The Traveler (Efren Ramirez) has some tales to tell El Paso police in the Latino-themed horror, comedy anthology "Satanic Hispanics."
The Traveler (Efren Ramirez) has some tales to tell El Paso police in the Latino-themed horror, comedy anthology "Satanic Hispanics."

The short films, which are in English and Spanish, range from the ghostly gore of "También Lo Vi" (I also saw it) to the goofy "El Vampiro" in settings from Argentina to inside an El Paso police station by directors Alejandro Brugués, Mike Mendez, Demián Rugna, Gigi Saul Guerrero and Eduardo Sánchez.

The movie also stars actor Jacob Vargas as an antique dealer known as "El Jefe" in a dark comedy segment titled "The Hammer of Zanzibar." Native El Pasoan Lombardo Boyar is featured as a police officer. The movie does not show any actual El Paso scenery.

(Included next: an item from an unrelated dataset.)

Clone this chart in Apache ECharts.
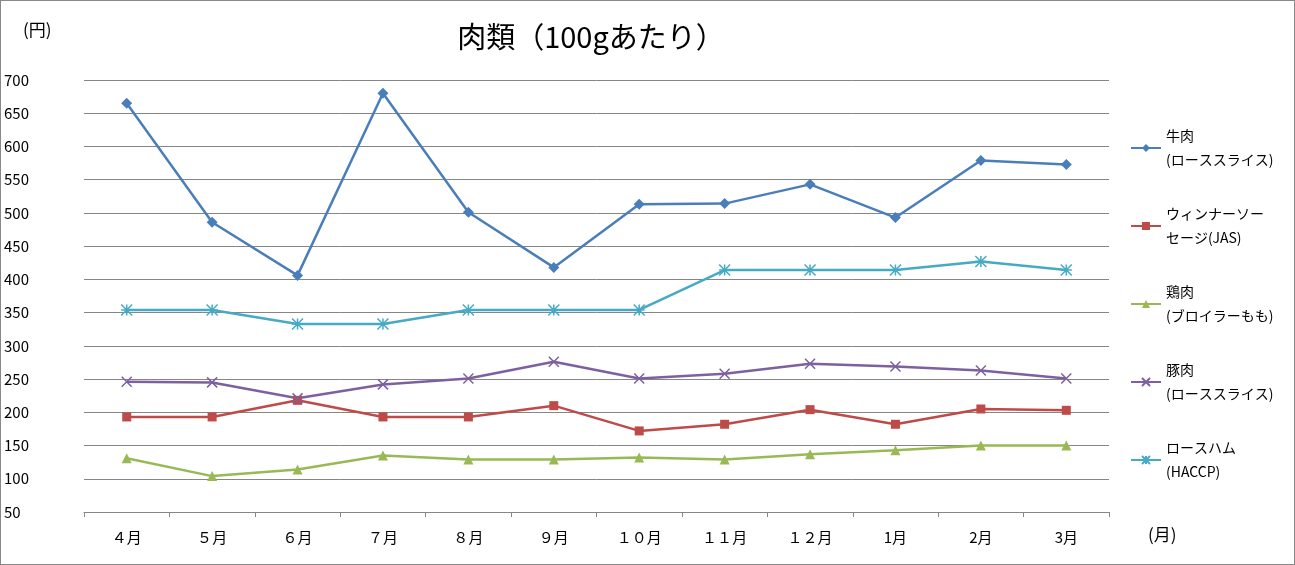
<!DOCTYPE html>
<html lang="ja">
<head>
<meta charset="utf-8">
<title>肉類</title>
<script src="https://cdn.jsdelivr.net/npm/echarts@6/dist/echarts.min.js"></script>
<style>
html,body{margin:0;padding:0;background:#fff;}
#container{width:1293px;height:563px;border:1px solid #888;}
</style>
</head>
<body>
<div id="container"></div>
<script>
const months = ["４月", "５月", "６月", "７月", "８月", "９月", "１０月", "１１月", "１２月", "1月", "2月", "3月"];
const beef = [665, 486, 406, 680, 501, 418, 513, 514, 543, 493, 579, 573];
const sausage = [193, 193, 218, 193, 193, 210, 172, 182, 204, 182, 205, 203];
const chicken = [131, 104, 114, 135, 129, 129, 132, 129, 137, 143, 150, 150];
const pork = [246, 245, 221, 242, 251, 276, 251, 258, 273, 269, 263, 251];
const ham = [354, 354, 333, 333, 354, 354, 354, 414, 414, 414, 427, 414];

const names = ["牛肉\n(ローススライス)", "ウィンナーソー\nセージ(JAS)", "鶏肉\n(ブロイラーもも)", "豚肉\n(ローススライス)", "ロースハム\n(HACCP)"];
const colors = ["#4a7ebb", "#be4b48", "#98b954", "#7d60a0", "#46aac5"];
const symbols = ["diamond", "rect", "triangle",
    "path://M0,0L2,2M2,0L0,2",
    "path://M0,1L2,1M1,0L1,2M0,0L2,2M2,0L0,2"];
const sizes = [11, 9, 10, 10, 11];
const values = [beef, sausage, chicken, pork, ham];

const font = "'Noto Sans CJK JP', sans-serif";

const series = values.map((v, i) => ({
    name: names[i],
    type: "line",
    data: v,
    symbol: symbols[i],
    symbolSize: sizes[i],
    color: colors[i],
    lineStyle: {width: 2.5, color: colors[i]},
    itemStyle: i >= 3 ? {color: "transparent", borderColor: colors[i], borderWidth: 1.5} : {color: colors[i]}
}));

const chart = echarts.init(document.getElementById("container"));
chart.setOption({
    animation: false,
    textStyle: {fontFamily: font},
    title: {
        text: "肉類（100gあたり）",
        left: 585, top: 16,
        textAlign: "center",
        textStyle: {fontSize: 29, fontWeight: "normal", color: "#000", fontFamily: font}
    },
    graphic: [
        {type: "text", left: 22, top: 20, style: {text: "(円)", fontSize: 17, fill: "#000", fontFamily: font}},
        {type: "text", left: 1147, top: 525, style: {text: "(月)", fontSize: 17, fill: "#000", fontFamily: font}}
    ],
    legend: {
        orient: "vertical",
        left: 1124, top: 118,
        itemGap: 30,
        itemWidth: 30, itemHeight: 10,
        textStyle: {fontSize: 14, color: "#000", lineHeight: 24, fontFamily: font},
        data: names
    },
    grid: {left: 83, right: 185, top: 79, bottom: 52},
    xAxis: {
        type: "category",
        data: months,
        axisLine: {lineStyle: {color: "#868686"}},
        axisTick: {show: true, length: 5, lineStyle: {color: "#868686"}},
        axisLabel: {fontSize: 15, color: "#000", margin: 18}
    },
    yAxis: {
        type: "value",
        min: 50, max: 700, interval: 50,
        axisLine: {show: false},
        axisTick: {show: false},
        axisLabel: {fontSize: 15, color: "#000", margin: 20, align: "left", padding: [0, 0, 0, -60]},
        splitLine: {lineStyle: {color: "#868686"}}
    },
    series: series
});
</script>
</body>
</html>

The film has what could be called a B-movie quality and has received mixed reviews. It had an 88% freshness rating Thursday on the Rotten Tomatoes movie review website.

A New York Times critic said the horror anthology failed to live up to its promise, while a review on RogerEbert.com gave the movie only two stars and described it as uneven and underwhelming.

In addition to "Satanic Hispanics," El Paso is having quite a current showing at movie theaters with Sun City-associated films such as the biopic of the Borderland luchador exotico "Cassandro" and "Aristotle and Dante Discover the Secrets of the Universe," the film adaptation of the young adult novel by El Paso author and poet Benjamin Alire Sáenz.

There is also "Blue Beetle" about the DC superhero from El Paso in the comic books but who in the movie only lives on "El Paso Street" in the fictional Miami-esque Palmera City.

"Satanic Hispanics" is rated R with a 1 hour 45 minutes running time.